What’s not in the box is the last paragraph, which is about differing audiences. What do you do when your Twitter audience looks radically different from your Facebook audience? What about when your Facebook audience looks different than your Google Analytics-assessed audience. How do you interpret that data?

For example, here are the interests Twitter says my followers have:

Audience_insights.jpg

And for comparison, here are the interests Google Analytics says my website visitors have:

Interests__Affinity_Categories__reach__-_Google_Analytics.jpg

How do you reconcile these? The only thing they obviously have in common is the technology/technophile interest and general business interest. The answer is to think about them like Venn diagrams:

Untitled_key.jpg

Let’s start with the most important audience. Audience 3 is the vital one, the topics that both have in common. I’d play to those topics more because I know that both audiences will find them valuable. These topics would be the anchors, the hero or hub content that would garner more views and more engagement.

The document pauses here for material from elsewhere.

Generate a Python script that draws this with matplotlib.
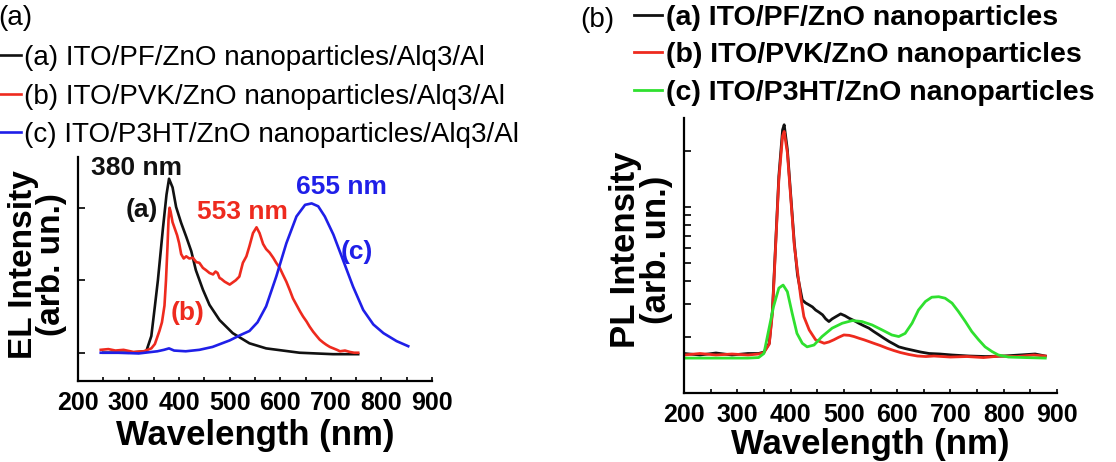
import matplotlib
matplotlib.use('Agg')
import matplotlib.pyplot as plt
from matplotlib.ticker import MultipleLocator, FixedLocator, NullFormatter

plt.rcParams['font.family'] = ['Liberation Sans', 'DejaVu Sans']

# ---- EL spectra (left panel), intensity in arbitrary units ----
el_wl_a = [250, 300, 335, 345, 352, 358, 368, 375, 380, 387, 394, 404, 414, 424,
           433, 447, 460, 480, 506, 539, 572, 638, 704, 754]
el_a = [0.0, 0.0, 0.02, 0.23, 0.64, 1.0, 1.72, 2.18, 2.4, 2.28, 2.01, 1.79, 1.6, 1.4,
        1.14, 0.87, 0.66, 0.45, 0.27, 0.13, 0.06, 0.0, -0.02, -0.02]

el_wl_b = [245, 260, 274, 290, 310, 330, 345, 352, 356, 361, 366, 371, 374, 377, 379,
           381, 383, 387, 391, 396, 400, 404, 409, 414, 420, 427, 434, 440, 447, 453,
           460, 467, 472, 476, 480, 483, 490, 500, 506, 512, 519, 526, 533, 539, 546,
           553, 559, 566, 572, 579, 586, 592, 599, 605, 612, 619, 625, 632, 639, 645,
           652, 658, 665, 672, 678, 685, 691, 698, 705, 712, 718, 728, 738, 746, 754]
el_b = [0.04, 0.05, 0.03, 0.04, 0.01, 0.02, 0.06, 0.12, 0.2, 0.3, 0.42, 0.65, 1.0, 1.47, 1.84,
        2.0, 1.95, 1.8, 1.72, 1.62, 1.51, 1.36, 1.3, 1.33, 1.3, 1.31, 1.25, 1.24, 1.17, 1.14,
        1.1, 1.08, 1.12, 1.1, 1.03, 1.02, 0.98, 0.94, 0.97, 1.0, 1.05, 1.24, 1.33, 1.47, 1.65,
        1.73, 1.65, 1.5, 1.43, 1.38, 1.31, 1.24, 1.17, 1.08, 0.98, 0.86, 0.75, 0.66, 0.57, 0.5,
        0.43, 0.36, 0.29, 0.23, 0.18, 0.14, 0.11, 0.08, 0.06, 0.04, 0.02, 0.03, 0.01, 0.0, 0.0]

el_wl_c = [245, 280, 320, 357, 370, 380, 390, 413, 440, 466, 500, 520, 539, 555, 572,
           592, 612, 632, 649, 662, 675, 688, 705, 724, 744, 764, 784, 804, 830, 853]
el_c = [0.0, 0.0, -0.01, 0.02, 0.04, 0.06, 0.03, 0.02, 0.04, 0.08, 0.17, 0.24, 0.3, 0.42, 0.64,
        1.05, 1.51, 1.88, 2.04, 2.06, 2.02, 1.88, 1.63, 1.28, 0.91, 0.59, 0.39, 0.27, 0.16, 0.09]

# ---- PL spectra (right panel), log intensity axis ----
pl_wl_a = [200, 230, 260, 290, 320, 340, 350, 360, 366, 372, 378, 385, 388, 394, 400,
           407, 413, 419, 422, 428, 435, 441, 447, 453, 460, 466, 472, 478, 485, 494,
           502, 510, 519, 528, 537, 547, 556, 566, 575, 585, 594, 603, 616, 628, 644,
           660, 680, 703, 735, 766, 800, 830, 859, 878]
pl_a = [1.63, 1.6, 1.64, 1.6, 1.63, 1.63, 1.66, 1.85, 2.79, 6.38, 14.6, 25.9, 27.6, 20.3, 11.9,
        6.4, 4.3, 3.5, 3.16, 3.05, 2.97, 2.9, 2.79, 2.72, 2.63, 2.5, 2.42, 2.5, 2.57, 2.66,
        2.6, 2.52, 2.45, 2.37, 2.3, 2.23, 2.14, 2.05, 1.97, 1.89, 1.83, 1.77, 1.73, 1.7, 1.66,
        1.63, 1.62, 1.6, 1.58, 1.57, 1.58, 1.6, 1.62, 1.58]

pl_wl_b = [200, 230, 260, 290, 320, 340, 350, 360, 366, 372, 378, 385, 388, 394, 400,
           407, 413, 419, 425, 435, 447, 463, 472, 481, 490, 500, 510, 519, 528, 538,
           547, 556, 568, 581, 594, 606, 622, 638, 654, 669, 700, 731, 762, 793, 825,
           856, 878]
pl_b = [1.6, 1.63, 1.6, 1.62, 1.6, 1.62, 1.65, 1.83, 2.7, 6.2, 14.0, 24.0, 25.4, 19.5, 11.5,
        6.2, 4.5, 3.29, 2.57, 2.18, 1.93, 1.85, 1.88, 1.93, 1.99, 2.05, 2.04, 2.01, 1.97, 1.93,
        1.89, 1.85, 1.8, 1.74, 1.69, 1.65, 1.61, 1.58, 1.57, 1.58, 1.56, 1.57, 1.55, 1.58, 1.57,
        1.6, 1.58]

pl_wl_c = [200, 260, 320, 340, 350, 359, 368, 378, 386, 394, 403, 412, 422, 431, 444,
           459, 478, 497, 516, 534, 553, 572, 590, 603, 615, 628, 640, 653, 665, 678,
           690, 703, 715, 728, 740, 753, 765, 778, 790, 809, 840, 878]
pl_c = [1.54, 1.54, 1.54, 1.55, 1.63, 2.18, 2.91, 3.66, 3.8, 3.5, 2.68, 2.09, 1.85, 1.77, 1.81,
        2.01, 2.23, 2.37, 2.45, 2.42, 2.32, 2.18, 2.05, 2.01, 2.09, 2.37, 2.79, 3.1, 3.27, 3.29,
        3.23, 3.04, 2.74, 2.42, 2.14, 1.93, 1.77, 1.67, 1.6, 1.56, 1.55, 1.54]

el_labels = ['(a) ITO/PF/ZnO nanoparticles/Alq3/Al',
             '(b) ITO/PVK/ZnO nanoparticles/Alq3/Al',
             '(c) ITO/P3HT/ZnO nanoparticles/Alq3/Al']
pl_labels = ['(a) ITO/PF/ZnO nanoparticles',
             '(b) ITO/PVK/ZnO nanoparticles',
             '(c) ITO/P3HT/ZnO nanoparticles']
wl_ticks = [200, 300, 400, 500, 600, 700, 800, 900]

BLACK = '#111111'
RED = '#ee2a1e'
BLUE = '#1f1fe8'
GREEN = '#2fe02f'

W, H = 1116, 462
fig = plt.figure(figsize=(W / 100, H / 100), dpi=100)


def style_axes(ax):
    for side in ('top', 'right'):
        ax.spines[side].set_visible(False)
    for side in ('left', 'bottom'):
        ax.spines[side].set_linewidth(1.6)
    ax.set_xlim(200, 900)
    ax.set_xticks(wl_ticks)
    ax.set_xticklabels([str(t) for t in wl_ticks], fontweight='bold')
    ax.xaxis.set_minor_locator(MultipleLocator(50))
    ax.tick_params(axis='x', which='both', direction='in', length=3, width=1.2,
                   labelsize=18, pad=7)
    ax.tick_params(axis='y', which='both', direction='in', length=5, width=1.2,
                   labelleft=False)
    ax.set_xlabel('Wavelength (nm)', fontsize=25, fontweight='bold')


# ---- left panel: EL ----
ax1 = fig.add_axes([78 / W, 1 - 381 / H, 354 / W, 224 / H])
l1, = ax1.plot(el_wl_a, el_a, color=BLACK, lw=1.9)
l2, = ax1.plot(el_wl_b, el_b, color=RED, lw=1.9)
l3, = ax1.plot(el_wl_c, el_c, color=BLUE, lw=1.9)
style_axes(ax1)
ax1.set_ylim(-0.39, 2.7)
ax1.set_yticks([0, 1, 2])
ax1.set_ylabel('EL Intensity\n(arb. un.)', fontsize=24, fontweight='bold',
               linespacing=0.9)
ax1.yaxis.set_label_coords(-0.03, 0.52)
ax1.xaxis.set_label_coords(0.5, -0.17)

ann = dict(fontsize=19, fontweight='bold', ha='center', va='center')
ax1.text(316, 2.55, '380 nm', color=BLACK, **ann)
ax1.text(327, 1.97, '(a)', color=BLACK, **ann)
ax1.text(525, 1.94, '553 nm', color=RED, **ann)
ax1.text(720, 2.28, '655 nm', color=BLUE, **ann)
ax1.text(752, 1.39, '(c)', color=BLUE, **ann)
ax1.text(416, 0.55, '(b)', color=RED, **ann)

fig.legend([l1, l2, l3], el_labels, loc='upper left',
           bbox_to_anchor=(0.0, 1 - 45 / H), frameon=False, fontsize=20,
           borderpad=0, borderaxespad=0, handlelength=0.75, handletextpad=0.1,
           labelspacing=0.45)
fig.text(-2 / W, 1 - 18 / H, '(a)', fontsize=20, ha='left', va='center')

# ---- right panel: PL ----
ax2 = fig.add_axes([684 / W, 1 - 393 / H, 373 / W, 275 / H])
m1, = ax2.plot(pl_wl_a, pl_a, color=BLACK, lw=2.0)
m2, = ax2.plot(pl_wl_b, pl_b, color=RED, lw=2.0)
m3, = ax2.plot(pl_wl_c, pl_c, color=GREEN, lw=2.0)
style_axes(ax2)
ax2.set_yscale('log')
ax2.set_ylim(1, 30)
ax2.yaxis.set_major_locator(FixedLocator([10]))
ax2.yaxis.set_minor_locator(FixedLocator([2, 3, 4, 5, 6, 7, 8, 9, 20]))
ax2.yaxis.set_major_formatter(NullFormatter())
ax2.yaxis.set_minor_formatter(NullFormatter())
ax2.tick_params(axis='y', which='both', direction='in', length=5, width=1.2)
ax2.set_ylabel('PL Intensity\n(arb. un.)', fontsize=25, fontweight='bold',
               linespacing=0.9)
ax2.yaxis.set_label_coords(-0.03, 0.52)
ax2.xaxis.set_label_coords(0.5, -0.128)

fig.legend([m1, m2, m3], pl_labels, loc='upper left',
           bbox_to_anchor=(634 / W, 1 - 5 / H), frameon=False,
           prop={'size': 20.5, 'weight': 'bold'},
           borderpad=0, borderaxespad=0, handlelength=1.0, handletextpad=0.12,
           labelspacing=0.4)
fig.text(580 / W, 1 - 20 / H, '(b)', fontsize=20, ha='left', va='center')

fig.savefig('out.png', dpi=100)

What about the unique, exclusive audiences, audiences 1 and 2? How do we reconcile these different groups of people and the topics they care about? I already know, for example, that entrepreneurship will resonate with Twitter or that photography stuff will resonate with my website audience. What would be a first test would be to cross the streams, as it were. I’d try posting photography content to Twitter and entrepreneurship stuff on my blog to see if the topics resonate. If so, that would open up doors to reaching new audiences in either channel.

Finally, I’d want to assess the value of each audience in terms of revenue and ROI. Which audience provides greater business impact? For example, if Twitter’s audience was more valuable than my website audience, then I’d want to lean more heavily on entrepreneurship content in both locations than I would photography content in both locations.

When you have different audiences, see it not as a marketing operations problem, but an opportunity to broaden your reach and impact!